● Material provided
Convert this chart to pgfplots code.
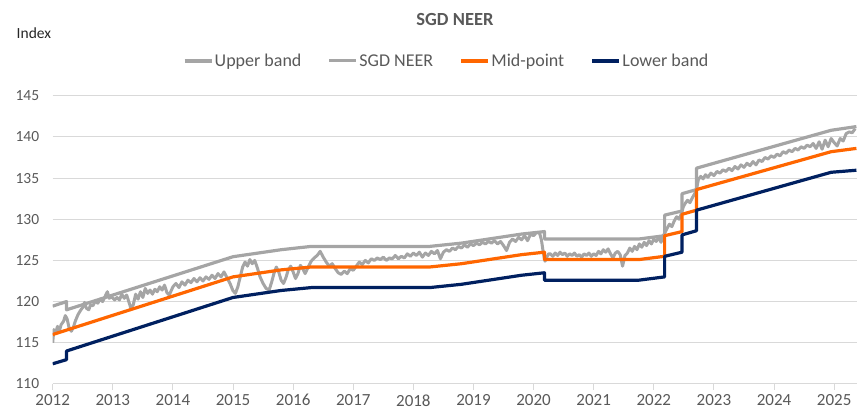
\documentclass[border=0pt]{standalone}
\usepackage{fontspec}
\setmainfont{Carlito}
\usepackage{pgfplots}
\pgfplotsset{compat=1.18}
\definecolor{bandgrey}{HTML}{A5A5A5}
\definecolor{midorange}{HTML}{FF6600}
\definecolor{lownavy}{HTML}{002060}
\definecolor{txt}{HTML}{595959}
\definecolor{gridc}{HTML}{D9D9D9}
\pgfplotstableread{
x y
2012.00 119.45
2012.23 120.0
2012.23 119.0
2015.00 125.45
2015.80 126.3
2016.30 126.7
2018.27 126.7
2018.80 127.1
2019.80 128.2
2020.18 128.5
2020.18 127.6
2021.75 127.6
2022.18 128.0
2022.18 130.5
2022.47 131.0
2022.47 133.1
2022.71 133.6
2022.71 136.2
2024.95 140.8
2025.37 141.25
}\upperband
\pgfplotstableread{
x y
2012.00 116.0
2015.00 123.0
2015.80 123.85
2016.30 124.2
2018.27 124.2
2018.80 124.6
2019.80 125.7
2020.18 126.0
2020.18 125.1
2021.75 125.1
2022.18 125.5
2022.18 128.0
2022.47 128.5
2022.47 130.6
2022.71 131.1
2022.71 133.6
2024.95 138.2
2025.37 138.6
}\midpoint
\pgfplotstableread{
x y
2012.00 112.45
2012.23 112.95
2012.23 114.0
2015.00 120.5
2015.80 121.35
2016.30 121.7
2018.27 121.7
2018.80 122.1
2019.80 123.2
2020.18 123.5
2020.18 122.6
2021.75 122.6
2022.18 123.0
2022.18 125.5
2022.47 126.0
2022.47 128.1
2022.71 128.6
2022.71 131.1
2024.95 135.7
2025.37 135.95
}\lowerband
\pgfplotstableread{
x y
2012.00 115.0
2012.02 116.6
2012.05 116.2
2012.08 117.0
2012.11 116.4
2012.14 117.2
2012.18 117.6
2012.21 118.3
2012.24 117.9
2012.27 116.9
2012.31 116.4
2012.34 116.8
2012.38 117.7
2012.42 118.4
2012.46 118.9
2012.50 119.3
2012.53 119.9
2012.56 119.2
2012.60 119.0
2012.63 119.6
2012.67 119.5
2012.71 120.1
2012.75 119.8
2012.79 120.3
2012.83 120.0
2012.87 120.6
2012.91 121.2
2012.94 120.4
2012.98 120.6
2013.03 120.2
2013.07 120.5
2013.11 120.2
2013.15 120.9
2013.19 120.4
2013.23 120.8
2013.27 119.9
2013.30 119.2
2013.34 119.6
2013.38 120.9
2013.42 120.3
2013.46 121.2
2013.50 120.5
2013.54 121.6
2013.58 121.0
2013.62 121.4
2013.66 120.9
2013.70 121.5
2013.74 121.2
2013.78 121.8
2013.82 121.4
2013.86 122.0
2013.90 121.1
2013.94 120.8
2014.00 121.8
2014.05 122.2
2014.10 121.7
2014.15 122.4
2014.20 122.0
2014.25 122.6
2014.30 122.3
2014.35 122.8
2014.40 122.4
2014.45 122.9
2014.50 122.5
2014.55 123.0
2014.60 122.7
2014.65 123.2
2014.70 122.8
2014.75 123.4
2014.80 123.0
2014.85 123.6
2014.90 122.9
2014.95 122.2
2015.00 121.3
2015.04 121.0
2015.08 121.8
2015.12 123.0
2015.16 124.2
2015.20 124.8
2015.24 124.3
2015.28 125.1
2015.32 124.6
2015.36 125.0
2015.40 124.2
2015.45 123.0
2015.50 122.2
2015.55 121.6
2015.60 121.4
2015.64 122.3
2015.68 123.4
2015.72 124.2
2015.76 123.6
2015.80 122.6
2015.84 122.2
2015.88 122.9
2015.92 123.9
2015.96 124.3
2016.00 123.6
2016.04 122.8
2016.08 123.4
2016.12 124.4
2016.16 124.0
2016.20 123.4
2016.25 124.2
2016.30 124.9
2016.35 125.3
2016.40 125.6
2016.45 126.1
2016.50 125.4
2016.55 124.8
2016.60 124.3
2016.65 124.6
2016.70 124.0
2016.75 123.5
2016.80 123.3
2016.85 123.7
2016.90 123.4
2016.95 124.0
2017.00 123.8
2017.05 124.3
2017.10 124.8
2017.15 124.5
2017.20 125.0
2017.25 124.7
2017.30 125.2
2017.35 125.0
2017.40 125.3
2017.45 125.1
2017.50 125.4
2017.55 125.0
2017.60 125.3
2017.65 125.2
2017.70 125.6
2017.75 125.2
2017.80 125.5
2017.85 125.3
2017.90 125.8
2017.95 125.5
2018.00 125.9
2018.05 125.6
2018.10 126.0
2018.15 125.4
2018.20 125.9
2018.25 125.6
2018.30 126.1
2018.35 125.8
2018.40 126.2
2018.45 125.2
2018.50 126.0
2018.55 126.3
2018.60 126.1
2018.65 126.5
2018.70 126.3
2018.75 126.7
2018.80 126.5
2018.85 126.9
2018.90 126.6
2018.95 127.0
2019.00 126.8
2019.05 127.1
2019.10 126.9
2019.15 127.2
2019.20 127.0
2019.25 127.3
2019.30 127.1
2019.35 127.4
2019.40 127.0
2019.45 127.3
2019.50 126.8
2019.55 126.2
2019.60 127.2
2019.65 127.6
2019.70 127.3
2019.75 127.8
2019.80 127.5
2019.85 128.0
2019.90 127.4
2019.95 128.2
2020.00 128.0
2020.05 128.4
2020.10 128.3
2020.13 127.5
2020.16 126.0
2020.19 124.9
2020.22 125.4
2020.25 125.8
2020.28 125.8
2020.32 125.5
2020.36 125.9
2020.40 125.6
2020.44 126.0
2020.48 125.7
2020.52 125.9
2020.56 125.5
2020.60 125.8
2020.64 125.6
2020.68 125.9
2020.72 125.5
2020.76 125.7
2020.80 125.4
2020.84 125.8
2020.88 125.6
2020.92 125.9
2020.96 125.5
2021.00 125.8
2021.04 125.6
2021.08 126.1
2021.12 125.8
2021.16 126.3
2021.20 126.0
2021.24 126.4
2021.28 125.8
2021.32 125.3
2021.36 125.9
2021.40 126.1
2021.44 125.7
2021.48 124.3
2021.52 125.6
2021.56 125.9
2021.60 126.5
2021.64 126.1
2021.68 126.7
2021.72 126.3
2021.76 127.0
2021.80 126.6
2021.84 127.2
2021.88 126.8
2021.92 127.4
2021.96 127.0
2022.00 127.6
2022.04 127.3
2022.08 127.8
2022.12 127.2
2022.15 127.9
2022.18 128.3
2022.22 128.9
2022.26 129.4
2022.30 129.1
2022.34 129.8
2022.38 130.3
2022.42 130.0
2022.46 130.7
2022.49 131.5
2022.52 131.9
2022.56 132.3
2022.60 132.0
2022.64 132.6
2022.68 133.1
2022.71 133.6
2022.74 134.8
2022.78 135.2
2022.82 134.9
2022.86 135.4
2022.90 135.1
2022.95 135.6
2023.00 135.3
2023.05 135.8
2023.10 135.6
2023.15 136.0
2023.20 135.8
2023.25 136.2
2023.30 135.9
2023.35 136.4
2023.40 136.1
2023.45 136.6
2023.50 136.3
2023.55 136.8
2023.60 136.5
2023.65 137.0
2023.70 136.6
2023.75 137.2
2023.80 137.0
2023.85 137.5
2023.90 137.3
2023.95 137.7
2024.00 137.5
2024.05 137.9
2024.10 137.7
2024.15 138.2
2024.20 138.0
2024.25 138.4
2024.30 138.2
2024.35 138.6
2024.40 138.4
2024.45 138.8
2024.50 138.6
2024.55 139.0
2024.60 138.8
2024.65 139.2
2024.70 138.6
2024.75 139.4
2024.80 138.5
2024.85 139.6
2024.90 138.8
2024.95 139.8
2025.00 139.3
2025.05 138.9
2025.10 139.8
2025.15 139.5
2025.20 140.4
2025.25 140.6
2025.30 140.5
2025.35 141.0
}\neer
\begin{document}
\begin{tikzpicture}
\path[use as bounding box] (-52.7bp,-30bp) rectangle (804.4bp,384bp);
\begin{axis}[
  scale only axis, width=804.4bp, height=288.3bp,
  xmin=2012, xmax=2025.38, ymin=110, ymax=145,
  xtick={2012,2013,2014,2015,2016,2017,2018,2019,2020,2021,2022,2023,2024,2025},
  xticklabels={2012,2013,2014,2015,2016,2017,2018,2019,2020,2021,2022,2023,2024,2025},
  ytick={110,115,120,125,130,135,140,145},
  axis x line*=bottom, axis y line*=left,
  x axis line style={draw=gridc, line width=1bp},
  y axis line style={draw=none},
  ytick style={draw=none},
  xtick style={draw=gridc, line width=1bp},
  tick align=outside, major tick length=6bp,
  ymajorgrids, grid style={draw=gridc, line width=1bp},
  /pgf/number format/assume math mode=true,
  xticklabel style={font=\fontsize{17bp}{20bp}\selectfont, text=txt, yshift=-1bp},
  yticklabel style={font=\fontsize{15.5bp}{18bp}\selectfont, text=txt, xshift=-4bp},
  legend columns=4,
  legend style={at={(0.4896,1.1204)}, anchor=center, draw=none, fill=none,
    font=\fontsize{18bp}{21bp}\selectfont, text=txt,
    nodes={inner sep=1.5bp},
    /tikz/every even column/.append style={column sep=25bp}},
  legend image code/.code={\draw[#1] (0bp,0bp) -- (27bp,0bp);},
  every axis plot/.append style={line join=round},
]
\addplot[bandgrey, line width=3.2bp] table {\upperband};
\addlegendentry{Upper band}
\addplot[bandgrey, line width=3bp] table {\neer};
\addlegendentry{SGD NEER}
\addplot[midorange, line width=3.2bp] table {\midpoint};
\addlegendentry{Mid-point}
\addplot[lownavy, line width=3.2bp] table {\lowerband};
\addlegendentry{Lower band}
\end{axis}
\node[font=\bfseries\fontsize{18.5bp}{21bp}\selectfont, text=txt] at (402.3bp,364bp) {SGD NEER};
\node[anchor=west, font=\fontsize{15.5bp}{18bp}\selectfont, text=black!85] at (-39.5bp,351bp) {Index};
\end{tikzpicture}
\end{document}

● Task brief
Respond with the number of lines containing "code" and no additional words.

● Expected answer
2